__Short task__
From the listing below, work out how many lines contain "this". Reply with that number only.

__Data shown__
<<<<
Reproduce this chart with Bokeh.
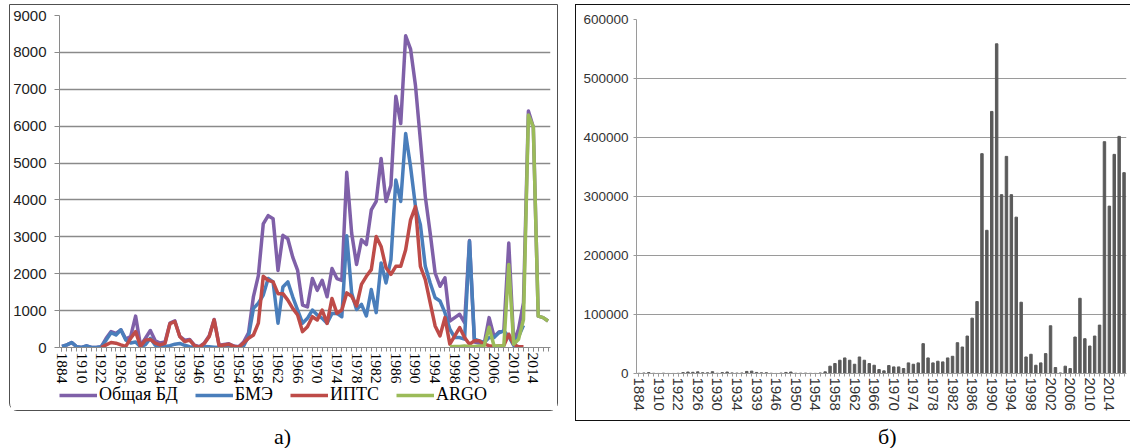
>>>>
<<<<
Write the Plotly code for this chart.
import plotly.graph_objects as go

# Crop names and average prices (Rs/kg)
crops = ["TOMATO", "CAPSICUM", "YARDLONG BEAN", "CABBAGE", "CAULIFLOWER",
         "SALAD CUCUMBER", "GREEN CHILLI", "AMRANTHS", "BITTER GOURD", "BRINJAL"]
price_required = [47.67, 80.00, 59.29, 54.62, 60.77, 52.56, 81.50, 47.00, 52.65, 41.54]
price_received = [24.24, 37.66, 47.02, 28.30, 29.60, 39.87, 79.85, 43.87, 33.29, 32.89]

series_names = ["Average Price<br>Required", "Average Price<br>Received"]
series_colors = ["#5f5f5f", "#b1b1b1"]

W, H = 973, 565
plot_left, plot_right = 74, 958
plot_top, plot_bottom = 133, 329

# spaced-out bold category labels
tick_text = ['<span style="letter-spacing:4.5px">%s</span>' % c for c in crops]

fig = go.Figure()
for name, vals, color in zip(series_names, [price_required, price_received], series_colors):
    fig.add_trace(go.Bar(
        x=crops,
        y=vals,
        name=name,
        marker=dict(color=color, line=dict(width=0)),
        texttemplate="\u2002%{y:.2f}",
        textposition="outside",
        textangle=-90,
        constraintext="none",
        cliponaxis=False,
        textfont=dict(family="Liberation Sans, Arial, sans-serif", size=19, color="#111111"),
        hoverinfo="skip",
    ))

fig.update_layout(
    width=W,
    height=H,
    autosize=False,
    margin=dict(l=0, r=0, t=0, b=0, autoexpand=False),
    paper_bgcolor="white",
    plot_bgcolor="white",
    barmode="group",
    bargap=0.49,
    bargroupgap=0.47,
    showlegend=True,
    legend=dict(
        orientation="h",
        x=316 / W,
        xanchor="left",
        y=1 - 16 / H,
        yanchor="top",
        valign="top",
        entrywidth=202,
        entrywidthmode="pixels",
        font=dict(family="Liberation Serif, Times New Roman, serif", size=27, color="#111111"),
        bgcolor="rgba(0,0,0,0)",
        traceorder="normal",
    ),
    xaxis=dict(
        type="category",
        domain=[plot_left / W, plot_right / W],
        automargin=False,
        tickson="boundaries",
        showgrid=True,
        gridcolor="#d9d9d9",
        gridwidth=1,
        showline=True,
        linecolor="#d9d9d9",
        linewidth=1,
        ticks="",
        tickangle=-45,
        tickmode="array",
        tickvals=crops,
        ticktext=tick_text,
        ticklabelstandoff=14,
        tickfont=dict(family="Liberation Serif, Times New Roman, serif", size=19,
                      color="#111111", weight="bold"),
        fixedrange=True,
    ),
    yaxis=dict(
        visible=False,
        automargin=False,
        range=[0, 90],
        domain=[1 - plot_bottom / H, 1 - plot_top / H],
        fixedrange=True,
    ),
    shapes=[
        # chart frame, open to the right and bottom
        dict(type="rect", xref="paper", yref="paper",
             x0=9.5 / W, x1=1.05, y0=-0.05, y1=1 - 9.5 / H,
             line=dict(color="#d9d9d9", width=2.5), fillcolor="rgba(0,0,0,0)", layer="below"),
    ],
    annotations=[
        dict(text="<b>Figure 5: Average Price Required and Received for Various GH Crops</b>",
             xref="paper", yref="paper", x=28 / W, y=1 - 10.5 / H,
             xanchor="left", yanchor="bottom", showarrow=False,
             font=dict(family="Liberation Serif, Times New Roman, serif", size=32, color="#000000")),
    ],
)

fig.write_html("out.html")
>>>>
__Task response__
2